▸ **Data**:
-- Begin --

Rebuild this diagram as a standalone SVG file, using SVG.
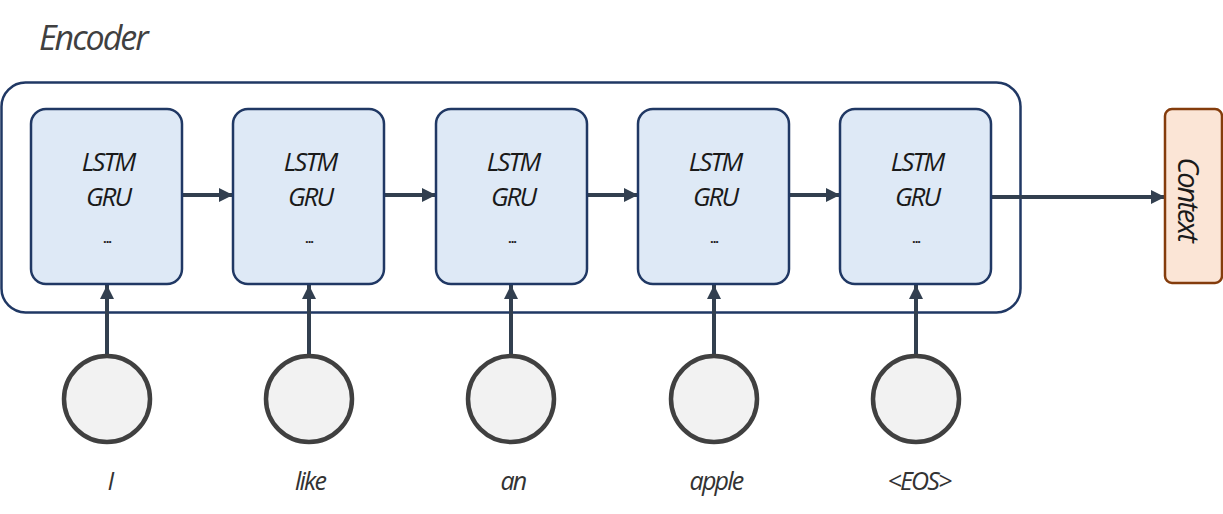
<svg xmlns="http://www.w3.org/2000/svg" width="1223" height="514" viewBox="0 0 1223 514">
<style>
.t{font-family:"Open Sans","Liberation Sans",sans-serif;font-style:italic;fill:#1a1a1a;text-anchor:middle;letter-spacing:-2px}
.dots{font-family:"Open Sans","Liberation Sans",sans-serif;font-weight:700;fill:#1a1a1a;text-anchor:middle;font-size:13px;letter-spacing:-1px}
.cell{fill:#dee9f6;stroke:#203864;stroke-width:2.5}
.tok{fill:#f2f2f2;stroke:#404040;stroke-width:4.5}
.ar{stroke:#323f4f;stroke-width:4;fill:none;marker-end:url(#ah)}
.lbl{font-family:"Open Sans","Liberation Sans",sans-serif;font-style:italic;fill:#333;text-anchor:middle;font-size:25px;letter-spacing:-1.8px}
</style>
<defs>
<marker id="ah" viewBox="0 0 10 10" refX="10" refY="5" markerWidth="3.5" markerHeight="3.8" orient="auto" markerUnits="strokeWidth">
<path d="M0,0 L10,5 L0,10 z" fill="#323f4f"/>
</marker>
</defs>
<text x="39" y="50" style="font-family:'Open Sans','Liberation Sans',sans-serif;font-style:italic;font-size:34px;fill:#404040;letter-spacing:-2px">Encoder</text>
<g id="encoder"><rect x="1.5" y="82.5" width="1019" height="230" rx="24" fill="none" stroke="#203864" stroke-width="2.5"/></g>
<g id="connectors">
<line class="ar" x1="182" y1="195" x2="233" y2="195"/>
<line class="ar" x1="384" y1="195" x2="436" y2="195"/>
<line class="ar" x1="587" y1="195" x2="638" y2="195"/>
<line class="ar" x1="789" y1="195" x2="840" y2="195"/>
<line class="ar" x1="991" y1="197" x2="1165" y2="197"/>
<line class="ar" x1="107" y1="355" x2="107" y2="285"/>
<line class="ar" x1="309" y1="355" x2="309" y2="285"/>
<line class="ar" x1="511" y1="355" x2="511" y2="285"/>
<line class="ar" x1="714" y1="355" x2="714" y2="285"/>
<line class="ar" x1="916" y1="355" x2="916" y2="285"/>
</g>
<g id="cell1"><rect class="cell" x="31" y="109" width="151" height="175" rx="15"/><text class="t" x="108" y="171" font-size="26">LSTM</text><text class="t" x="108" y="206" font-size="26">GRU</text><text class="dots" x="107" y="243">...</text></g>
<g id="cell2"><rect class="cell" x="233" y="109" width="151" height="175" rx="15"/><text class="t" x="310" y="171" font-size="26">LSTM</text><text class="t" x="310" y="206" font-size="26">GRU</text><text class="dots" x="309" y="243">...</text></g>
<g id="cell3"><rect class="cell" x="436" y="109" width="151" height="175" rx="15"/><text class="t" x="513" y="171" font-size="26">LSTM</text><text class="t" x="513" y="206" font-size="26">GRU</text><text class="dots" x="512" y="243">...</text></g>
<g id="cell4"><rect class="cell" x="638" y="109" width="151" height="175" rx="15"/><text class="t" x="715" y="171" font-size="26">LSTM</text><text class="t" x="715" y="206" font-size="26">GRU</text><text class="dots" x="714" y="243">...</text></g>
<g id="cell5"><rect class="cell" x="840" y="109" width="151" height="175" rx="15"/><text class="t" x="917" y="171" font-size="26">LSTM</text><text class="t" x="917" y="206" font-size="26">GRU</text><text class="dots" x="916" y="243">...</text></g>
<g id="context"><rect x="1165" y="109" width="57" height="174" rx="7" fill="#fbe5d6" stroke="#843c0c" stroke-width="2.5"/><text class="t" transform="translate(1178,199) rotate(90)" x="0" y="0" font-size="29">Context</text></g>
<g id="tok1"><circle class="tok" cx="107" cy="399" r="43"/><text class="lbl" x="110" y="490">I</text></g>
<g id="tok2"><circle class="tok" cx="309" cy="399" r="43"/><text class="lbl" x="310" y="490">like</text></g>
<g id="tok3"><circle class="tok" cx="511" cy="399" r="43"/><text class="lbl" x="513" y="490">an</text></g>
<g id="tok4"><circle class="tok" cx="714" cy="399" r="43"/><text class="lbl" x="716" y="490">apple</text></g>
<g id="tok5"><circle class="tok" cx="916" cy="399" r="43"/><text class="lbl" x="919" y="490">&lt;EOS&gt;</text></g>
</svg>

-- End --

▸ **Aim of the exercise**:
Leave the pictures out and output the rest of the listing exactly.

▸ **Solution to this exercise**:
Rebuild this diagram as a standalone SVG file, using SVG.
<svg xmlns="http://www.w3.org/2000/svg" width="1223" height="514" viewBox="0 0 1223 514">
<style>
.t{font-family:"Open Sans","Liberation Sans",sans-serif;font-style:italic;fill:#1a1a1a;text-anchor:middle;letter-spacing:-2px}
.dots{font-family:"Open Sans","Liberation Sans",sans-serif;font-weight:700;fill:#1a1a1a;text-anchor:middle;font-size:13px;letter-spacing:-1px}
.cell{fill:#dee9f6;stroke:#203864;stroke-width:2.5}
.tok{fill:#f2f2f2;stroke:#404040;stroke-width:4.5}
.ar{stroke:#323f4f;stroke-width:4;fill:none;marker-end:url(#ah)}
.lbl{font-family:"Open Sans","Liberation Sans",sans-serif;font-style:italic;fill:#333;text-anchor:middle;font-size:25px;letter-spacing:-1.8px}
</style>
<defs>
<marker id="ah" viewBox="0 0 10 10" refX="10" refY="5" markerWidth="3.5" markerHeight="3.8" orient="auto" markerUnits="strokeWidth">
<path d="M0,0 L10,5 L0,10 z" fill="#323f4f"/>
</marker>
</defs>
<text x="39" y="50" style="font-family:'Open Sans','Liberation Sans',sans-serif;font-style:italic;font-size:34px;fill:#404040;letter-spacing:-2px">Encoder</text>
<g id="encoder"><rect x="1.5" y="82.5" width="1019" height="230" rx="24" fill="none" stroke="#203864" stroke-width="2.5"/></g>
<g id="connectors">
<line class="ar" x1="182" y1="195" x2="233" y2="195"/>
<line class="ar" x1="384" y1="195" x2="436" y2="195"/>
<line class="ar" x1="587" y1="195" x2="638" y2="195"/>
<line class="ar" x1="789" y1="195" x2="840" y2="195"/>
<line class="ar" x1="991" y1="197" x2="1165" y2="197"/>
<line class="ar" x1="107" y1="355" x2="107" y2="285"/>
<line class="ar" x1="309" y1="355" x2="309" y2="285"/>
<line class="ar" x1="511" y1="355" x2="511" y2="285"/>
<line class="ar" x1="714" y1="355" x2="714" y2="285"/>
<line class="ar" x1="916" y1="355" x2="916" y2="285"/>
</g>
<g id="cell1"><rect class="cell" x="31" y="109" width="151" height="175" rx="15"/><text class="t" x="108" y="171" font-size="26">LSTM</text><text class="t" x="108" y="206" font-size="26">GRU</text><text class="dots" x="107" y="243">...</text></g>
<g id="cell2"><rect class="cell" x="233" y="109" width="151" height="175" rx="15"/><text class="t" x="310" y="171" font-size="26">LSTM</text><text class="t" x="310" y="206" font-size="26">GRU</text><text class="dots" x="309" y="243">...</text></g>
<g id="cell3"><rect class="cell" x="436" y="109" width="151" height="175" rx="15"/><text class="t" x="513" y="171" font-size="26">LSTM</text><text class="t" x="513" y="206" font-size="26">GRU</text><text class="dots" x="512" y="243">...</text></g>
<g id="cell4"><rect class="cell" x="638" y="109" width="151" height="175" rx="15"/><text class="t" x="715" y="171" font-size="26">LSTM</text><text class="t" x="715" y="206" font-size="26">GRU</text><text class="dots" x="714" y="243">...</text></g>
<g id="cell5"><rect class="cell" x="840" y="109" width="151" height="175" rx="15"/><text class="t" x="917" y="171" font-size="26">LSTM</text><text class="t" x="917" y="206" font-size="26">GRU</text><text class="dots" x="916" y="243">...</text></g>
<g id="context"><rect x="1165" y="109" width="57" height="174" rx="7" fill="#fbe5d6" stroke="#843c0c" stroke-width="2.5"/><text class="t" transform="translate(1178,199) rotate(90)" x="0" y="0" font-size="29">Context</text></g>
<g id="tok1"><circle class="tok" cx="107" cy="399" r="43"/><text class="lbl" x="110" y="490">I</text></g>
<g id="tok2"><circle class="tok" cx="309" cy="399" r="43"/><text class="lbl" x="310" y="490">like</text></g>
<g id="tok3"><circle class="tok" cx="511" cy="399" r="43"/><text class="lbl" x="513" y="490">an</text></g>
<g id="tok4"><circle class="tok" cx="714" cy="399" r="43"/><text class="lbl" x="716" y="490">apple</text></g>
<g id="tok5"><circle class="tok" cx="916" cy="399" r="43"/><text class="lbl" x="919" y="490">&lt;EOS&gt;</text></g>
</svg>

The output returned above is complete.